==== RECORD EXCERPTS

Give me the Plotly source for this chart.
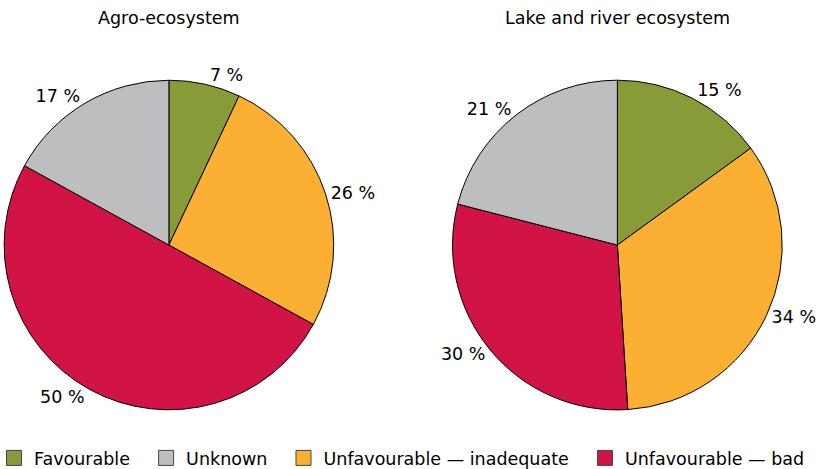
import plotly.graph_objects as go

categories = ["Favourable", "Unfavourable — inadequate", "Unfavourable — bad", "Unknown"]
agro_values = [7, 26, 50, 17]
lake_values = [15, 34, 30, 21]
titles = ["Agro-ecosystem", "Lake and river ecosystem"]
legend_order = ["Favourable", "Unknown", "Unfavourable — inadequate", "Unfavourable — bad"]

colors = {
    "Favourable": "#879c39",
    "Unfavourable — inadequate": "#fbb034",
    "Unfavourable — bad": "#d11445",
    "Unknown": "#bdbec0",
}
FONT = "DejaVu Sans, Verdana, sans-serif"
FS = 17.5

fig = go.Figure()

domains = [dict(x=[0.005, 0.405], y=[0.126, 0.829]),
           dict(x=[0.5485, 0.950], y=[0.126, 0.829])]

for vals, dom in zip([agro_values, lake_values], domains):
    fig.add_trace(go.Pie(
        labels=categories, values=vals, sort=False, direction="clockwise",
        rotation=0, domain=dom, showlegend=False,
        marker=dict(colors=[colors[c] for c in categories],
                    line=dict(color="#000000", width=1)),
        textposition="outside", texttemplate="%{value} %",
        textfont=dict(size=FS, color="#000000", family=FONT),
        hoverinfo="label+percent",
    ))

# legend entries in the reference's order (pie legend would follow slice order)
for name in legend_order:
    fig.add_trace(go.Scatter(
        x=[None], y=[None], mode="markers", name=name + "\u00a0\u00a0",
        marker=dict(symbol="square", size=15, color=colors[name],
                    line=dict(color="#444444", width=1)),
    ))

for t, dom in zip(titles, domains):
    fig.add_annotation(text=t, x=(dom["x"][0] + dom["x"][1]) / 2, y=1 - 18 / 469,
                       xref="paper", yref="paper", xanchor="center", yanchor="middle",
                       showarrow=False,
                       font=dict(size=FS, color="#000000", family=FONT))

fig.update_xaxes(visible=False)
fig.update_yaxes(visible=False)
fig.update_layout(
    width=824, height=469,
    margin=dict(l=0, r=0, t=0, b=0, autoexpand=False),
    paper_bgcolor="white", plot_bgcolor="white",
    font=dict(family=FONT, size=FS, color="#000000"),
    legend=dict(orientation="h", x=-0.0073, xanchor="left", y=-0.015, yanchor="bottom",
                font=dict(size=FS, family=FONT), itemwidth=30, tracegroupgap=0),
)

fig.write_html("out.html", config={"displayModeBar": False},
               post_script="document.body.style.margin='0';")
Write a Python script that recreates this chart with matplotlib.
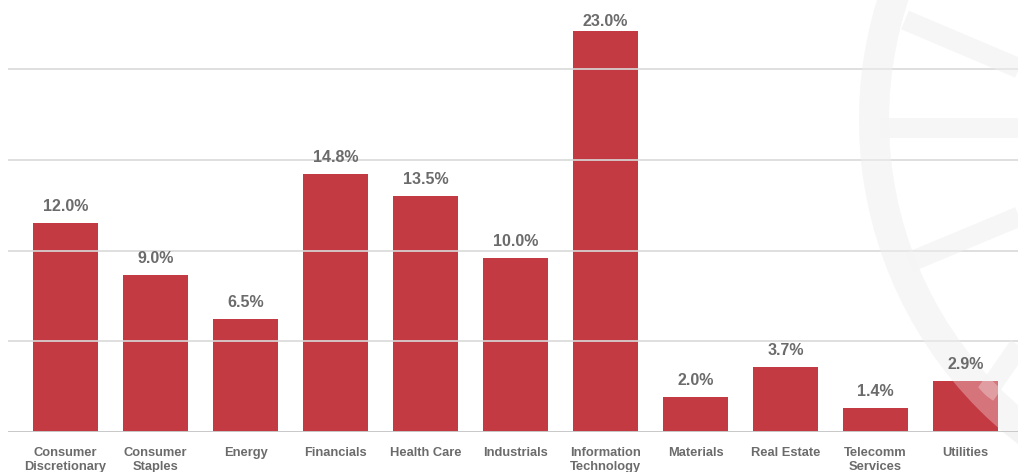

========

» GIVEN INSTRUCTION:
All of the entries above should be duplicated exactly, except for the pictures.

» ANSWER IN FULL:
Give me the Plotly source for this chart.
import plotly.graph_objects as go

categories = ["Favourable", "Unfavourable — inadequate", "Unfavourable — bad", "Unknown"]
agro_values = [7, 26, 50, 17]
lake_values = [15, 34, 30, 21]
titles = ["Agro-ecosystem", "Lake and river ecosystem"]
legend_order = ["Favourable", "Unknown", "Unfavourable — inadequate", "Unfavourable — bad"]

colors = {
    "Favourable": "#879c39",
    "Unfavourable — inadequate": "#fbb034",
    "Unfavourable — bad": "#d11445",
    "Unknown": "#bdbec0",
}
FONT = "DejaVu Sans, Verdana, sans-serif"
FS = 17.5

fig = go.Figure()

domains = [dict(x=[0.005, 0.405], y=[0.126, 0.829]),
           dict(x=[0.5485, 0.950], y=[0.126, 0.829])]

for vals, dom in zip([agro_values, lake_values], domains):
    fig.add_trace(go.Pie(
        labels=categories, values=vals, sort=False, direction="clockwise",
        rotation=0, domain=dom, showlegend=False,
        marker=dict(colors=[colors[c] for c in categories],
                    line=dict(color="#000000", width=1)),
        textposition="outside", texttemplate="%{value} %",
        textfont=dict(size=FS, color="#000000", family=FONT),
        hoverinfo="label+percent",
    ))

# legend entries in the reference's order (pie legend would follow slice order)
for name in legend_order:
    fig.add_trace(go.Scatter(
        x=[None], y=[None], mode="markers", name=name + "\u00a0\u00a0",
        marker=dict(symbol="square", size=15, color=colors[name],
                    line=dict(color="#444444", width=1)),
    ))

for t, dom in zip(titles, domains):
    fig.add_annotation(text=t, x=(dom["x"][0] + dom["x"][1]) / 2, y=1 - 18 / 469,
                       xref="paper", yref="paper", xanchor="center", yanchor="middle",
                       showarrow=False,
                       font=dict(size=FS, color="#000000", family=FONT))

fig.update_xaxes(visible=False)
fig.update_yaxes(visible=False)
fig.update_layout(
    width=824, height=469,
    margin=dict(l=0, r=0, t=0, b=0, autoexpand=False),
    paper_bgcolor="white", plot_bgcolor="white",
    font=dict(family=FONT, size=FS, color="#000000"),
    legend=dict(orientation="h", x=-0.0073, xanchor="left", y=-0.015, yanchor="bottom",
                font=dict(size=FS, family=FONT), itemwidth=30, tracegroupgap=0),
)

fig.write_html("out.html", config={"displayModeBar": False},
               post_script="document.body.style.margin='0';")
Write a Python script that recreates this chart with matplotlib.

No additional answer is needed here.